The dev site has been on PHP 8 with all reporting enabled. There are warnings everywhere. This mostly involves adding a lot of null coalescing to make sure that obscure type errors won't occur in later PHP versions.

Grouped freeleech search breaks

Example:
https://biotorrents.de/torrents.php?freetorrent=1&order_by=time&order_way=desc&group_results=1&action=advanced&searchsubmit=1

Thanks eva!

Twitter announce bot

https://twitter.com/bio_ebooks
https://developer.twitter.com/en/docs/twitter-api/tools-and-libraries/v2#php
https://github.com/biotorrents/gazelle/blob/development/app/Announce.php

This has been planned since before Elon Musk bought Twitter. Should be pretty simple with some kind of library. All it needs to do is post a tweet on upload/request creation with the title, maybe 3 tags, and a link to the content.

Rewrite the torrent search backend

The frontend is mostly done, screenshot attached. The backend has always been a mess. I don't like messy logic in the core of the app (the whole point is to efficiently index and serve data), so I'm gonna rewrite the Sphinx backend with something a bit more simple and clean. I've had a look at the library source code, it seems to be okay. With time, we can probably index collections, requests, and maybe even Top 10 history.

Namespace the damn app already

First class collision occurred with OpenAI. Will start with purely static classes (most of them) and work my way toward the other classes. PSR-4 support has been a thing in composer.json for a while, probably deleted because JSON doesn't support comments. No use statements because I like to know what's going on.

Use a cached PDO database wrapper

Simple cached class with universal prepared statements.

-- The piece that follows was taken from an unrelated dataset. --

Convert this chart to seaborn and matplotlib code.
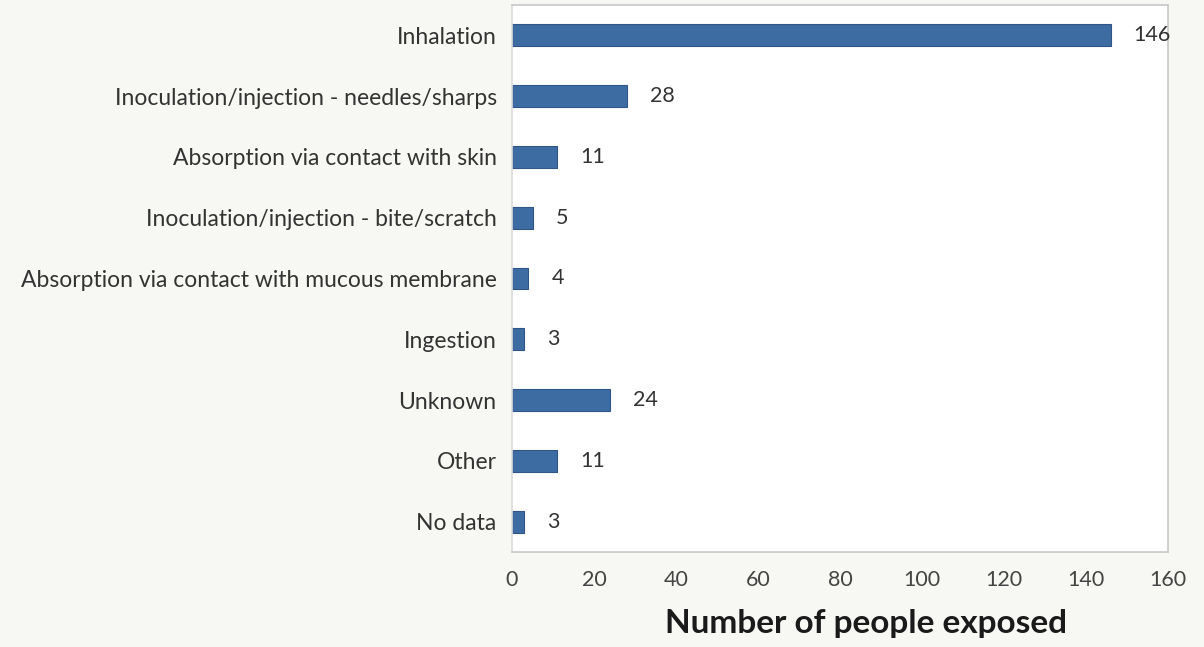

https://github.com/biotorrents/gazelle/blob/development/app/Database.php

Use models for at least some core objects

A set of basic models that extend a subset of Laravel Eloquent's features, e.g., find(), save(), delete() (soft), etc., would go a huge way toward cleaning up the code. Each major artifact such as a torrent, group, collection, request, etc., should be its own "thing" that can be loaded, displayed, and manipulated. Also has implications for API CRUD support: load the model, change some stuff, and save it.